Directions:
Give the data below again exactly as written, without its pictures.

— START Data provided —

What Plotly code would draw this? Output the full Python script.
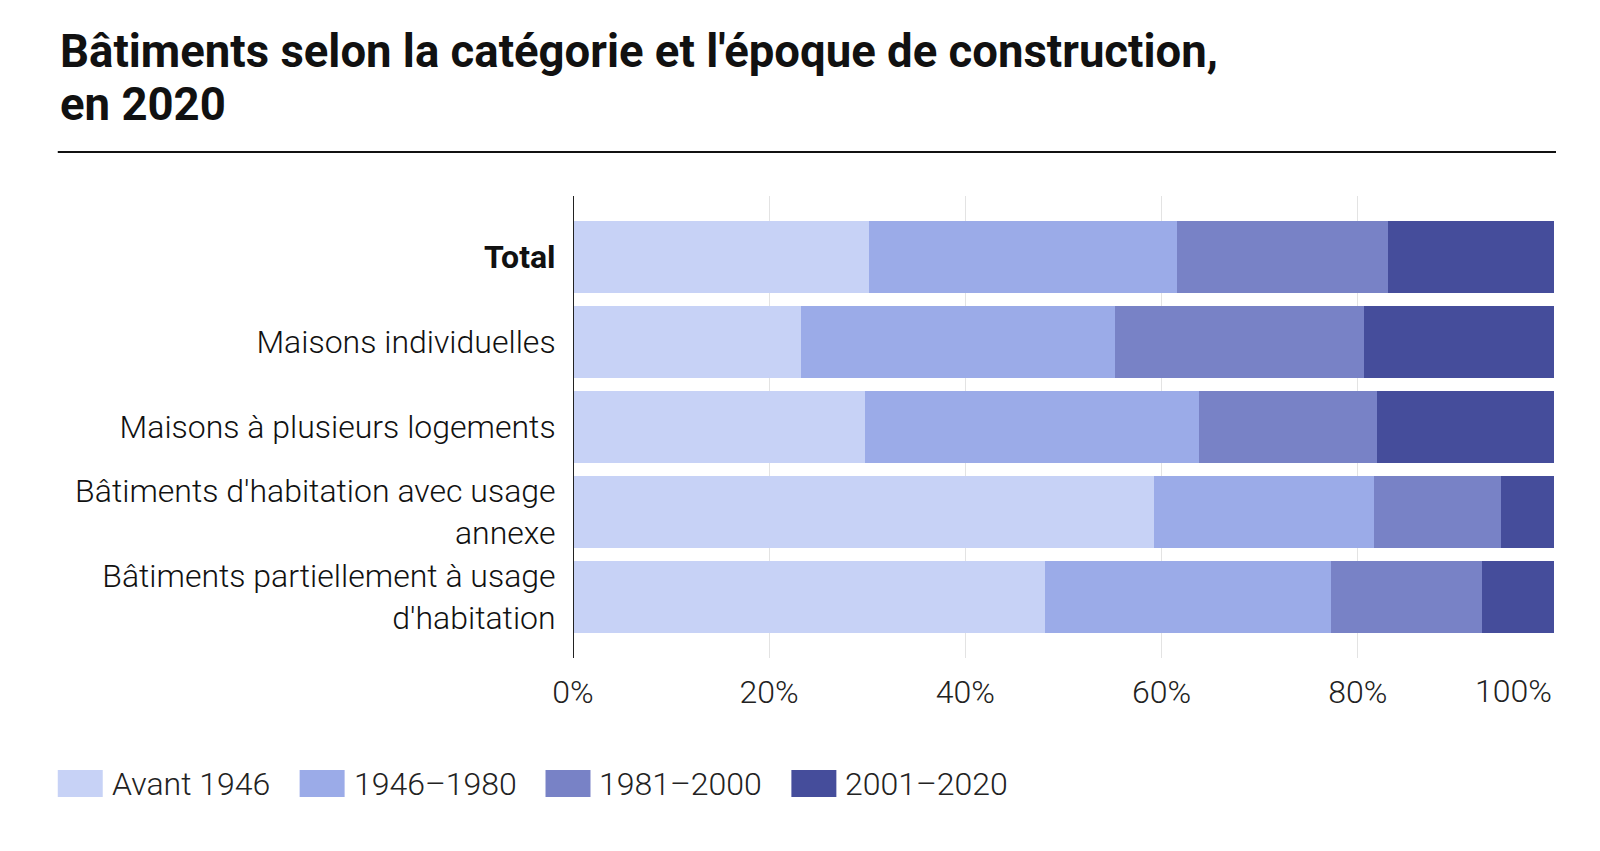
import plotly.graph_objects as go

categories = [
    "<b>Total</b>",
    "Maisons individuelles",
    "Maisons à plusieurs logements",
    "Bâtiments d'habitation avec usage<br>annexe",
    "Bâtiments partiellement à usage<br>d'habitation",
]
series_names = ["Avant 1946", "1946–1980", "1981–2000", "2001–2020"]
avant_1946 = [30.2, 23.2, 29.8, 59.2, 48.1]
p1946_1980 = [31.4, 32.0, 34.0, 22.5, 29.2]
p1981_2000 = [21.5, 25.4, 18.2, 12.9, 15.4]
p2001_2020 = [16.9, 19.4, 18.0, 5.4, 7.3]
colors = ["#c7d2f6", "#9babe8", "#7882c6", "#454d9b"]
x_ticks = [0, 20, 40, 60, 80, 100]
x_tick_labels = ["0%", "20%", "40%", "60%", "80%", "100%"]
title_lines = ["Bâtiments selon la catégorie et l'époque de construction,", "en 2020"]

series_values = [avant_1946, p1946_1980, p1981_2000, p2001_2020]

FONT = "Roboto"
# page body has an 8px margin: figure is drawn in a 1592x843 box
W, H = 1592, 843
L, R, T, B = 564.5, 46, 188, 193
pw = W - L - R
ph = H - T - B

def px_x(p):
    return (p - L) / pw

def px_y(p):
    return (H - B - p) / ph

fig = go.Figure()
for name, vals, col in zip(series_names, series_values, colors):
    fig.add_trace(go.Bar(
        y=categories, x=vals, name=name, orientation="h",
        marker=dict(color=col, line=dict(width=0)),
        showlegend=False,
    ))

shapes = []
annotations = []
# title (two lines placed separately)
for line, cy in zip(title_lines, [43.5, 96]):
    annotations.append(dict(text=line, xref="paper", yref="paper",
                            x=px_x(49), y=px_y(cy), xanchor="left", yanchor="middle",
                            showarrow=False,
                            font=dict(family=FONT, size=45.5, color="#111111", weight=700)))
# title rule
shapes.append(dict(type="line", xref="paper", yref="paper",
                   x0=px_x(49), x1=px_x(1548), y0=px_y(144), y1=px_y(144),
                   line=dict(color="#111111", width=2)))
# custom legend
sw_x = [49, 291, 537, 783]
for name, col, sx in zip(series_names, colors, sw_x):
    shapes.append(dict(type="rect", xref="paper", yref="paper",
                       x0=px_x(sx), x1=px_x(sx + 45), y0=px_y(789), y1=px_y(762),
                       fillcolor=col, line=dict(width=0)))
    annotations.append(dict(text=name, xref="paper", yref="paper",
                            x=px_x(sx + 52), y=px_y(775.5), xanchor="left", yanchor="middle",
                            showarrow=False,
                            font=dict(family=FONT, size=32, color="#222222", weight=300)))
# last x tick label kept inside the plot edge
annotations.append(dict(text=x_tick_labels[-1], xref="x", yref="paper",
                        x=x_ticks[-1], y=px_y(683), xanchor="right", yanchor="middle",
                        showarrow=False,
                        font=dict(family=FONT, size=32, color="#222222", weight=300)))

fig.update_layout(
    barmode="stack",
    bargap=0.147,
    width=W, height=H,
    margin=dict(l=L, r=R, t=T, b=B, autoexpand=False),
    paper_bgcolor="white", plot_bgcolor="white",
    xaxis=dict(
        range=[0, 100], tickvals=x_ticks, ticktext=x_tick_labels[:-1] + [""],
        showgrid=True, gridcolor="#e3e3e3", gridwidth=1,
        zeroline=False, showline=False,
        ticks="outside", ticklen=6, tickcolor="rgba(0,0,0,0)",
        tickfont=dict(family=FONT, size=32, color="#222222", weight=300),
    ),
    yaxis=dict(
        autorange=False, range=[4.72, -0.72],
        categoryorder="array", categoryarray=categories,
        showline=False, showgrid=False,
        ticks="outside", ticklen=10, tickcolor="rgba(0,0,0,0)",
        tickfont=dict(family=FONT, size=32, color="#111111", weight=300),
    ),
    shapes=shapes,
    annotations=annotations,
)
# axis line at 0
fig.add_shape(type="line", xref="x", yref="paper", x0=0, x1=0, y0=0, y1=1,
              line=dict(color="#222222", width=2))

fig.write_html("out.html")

— END Data provided —

Finished answer:
What Plotly code would draw this? Output the full Python script.
import plotly.graph_objects as go

categories = [
    "<b>Total</b>",
    "Maisons individuelles",
    "Maisons à plusieurs logements",
    "Bâtiments d'habitation avec usage<br>annexe",
    "Bâtiments partiellement à usage<br>d'habitation",
]
series_names = ["Avant 1946", "1946–1980", "1981–2000", "2001–2020"]
avant_1946 = [30.2, 23.2, 29.8, 59.2, 48.1]
p1946_1980 = [31.4, 32.0, 34.0, 22.5, 29.2]
p1981_2000 = [21.5, 25.4, 18.2, 12.9, 15.4]
p2001_2020 = [16.9, 19.4, 18.0, 5.4, 7.3]
colors = ["#c7d2f6", "#9babe8", "#7882c6", "#454d9b"]
x_ticks = [0, 20, 40, 60, 80, 100]
x_tick_labels = ["0%", "20%", "40%", "60%", "80%", "100%"]
title_lines = ["Bâtiments selon la catégorie et l'époque de construction,", "en 2020"]

series_values = [avant_1946, p1946_1980, p1981_2000, p2001_2020]

FONT = "Roboto"
# page body has an 8px margin: figure is drawn in a 1592x843 box
W, H = 1592, 843
L, R, T, B = 564.5, 46, 188, 193
pw = W - L - R
ph = H - T - B

def px_x(p):
    return (p - L) / pw

def px_y(p):
    return (H - B - p) / ph

fig = go.Figure()
for name, vals, col in zip(series_names, series_values, colors):
    fig.add_trace(go.Bar(
        y=categories, x=vals, name=name, orientation="h",
        marker=dict(color=col, line=dict(width=0)),
        showlegend=False,
    ))

shapes = []
annotations = []
# title (two lines placed separately)
for line, cy in zip(title_lines, [43.5, 96]):
    annotations.append(dict(text=line, xref="paper", yref="paper",
                            x=px_x(49), y=px_y(cy), xanchor="left", yanchor="middle",
                            showarrow=False,
                            font=dict(family=FONT, size=45.5, color="#111111", weight=700)))
# title rule
shapes.append(dict(type="line", xref="paper", yref="paper",
                   x0=px_x(49), x1=px_x(1548), y0=px_y(144), y1=px_y(144),
                   line=dict(color="#111111", width=2)))
# custom legend
sw_x = [49, 291, 537, 783]
for name, col, sx in zip(series_names, colors, sw_x):
    shapes.append(dict(type="rect", xref="paper", yref="paper",
                       x0=px_x(sx), x1=px_x(sx + 45), y0=px_y(789), y1=px_y(762),
                       fillcolor=col, line=dict(width=0)))
    annotations.append(dict(text=name, xref="paper", yref="paper",
                            x=px_x(sx + 52), y=px_y(775.5), xanchor="left", yanchor="middle",
                            showarrow=False,
                            font=dict(family=FONT, size=32, color="#222222", weight=300)))
# last x tick label kept inside the plot edge
annotations.append(dict(text=x_tick_labels[-1], xref="x", yref="paper",
                        x=x_ticks[-1], y=px_y(683), xanchor="right", yanchor="middle",
                        showarrow=False,
                        font=dict(family=FONT, size=32, color="#222222", weight=300)))

fig.update_layout(
    barmode="stack",
    bargap=0.147,
    width=W, height=H,
    margin=dict(l=L, r=R, t=T, b=B, autoexpand=False),
    paper_bgcolor="white", plot_bgcolor="white",
    xaxis=dict(
        range=[0, 100], tickvals=x_ticks, ticktext=x_tick_labels[:-1] + [""],
        showgrid=True, gridcolor="#e3e3e3", gridwidth=1,
        zeroline=False, showline=False,
        ticks="outside", ticklen=6, tickcolor="rgba(0,0,0,0)",
        tickfont=dict(family=FONT, size=32, color="#222222", weight=300),
    ),
    yaxis=dict(
        autorange=False, range=[4.72, -0.72],
        categoryorder="array", categoryarray=categories,
        showline=False, showgrid=False,
        ticks="outside", ticklen=10, tickcolor="rgba(0,0,0,0)",
        tickfont=dict(family=FONT, size=32, color="#111111", weight=300),
    ),
    shapes=shapes,
    annotations=annotations,
)
# axis line at 0
fig.add_shape(type="line", xref="x", yref="paper", x0=0, x1=0, y0=0, y1=1,
              line=dict(color="#222222", width=2))

fig.write_html("out.html")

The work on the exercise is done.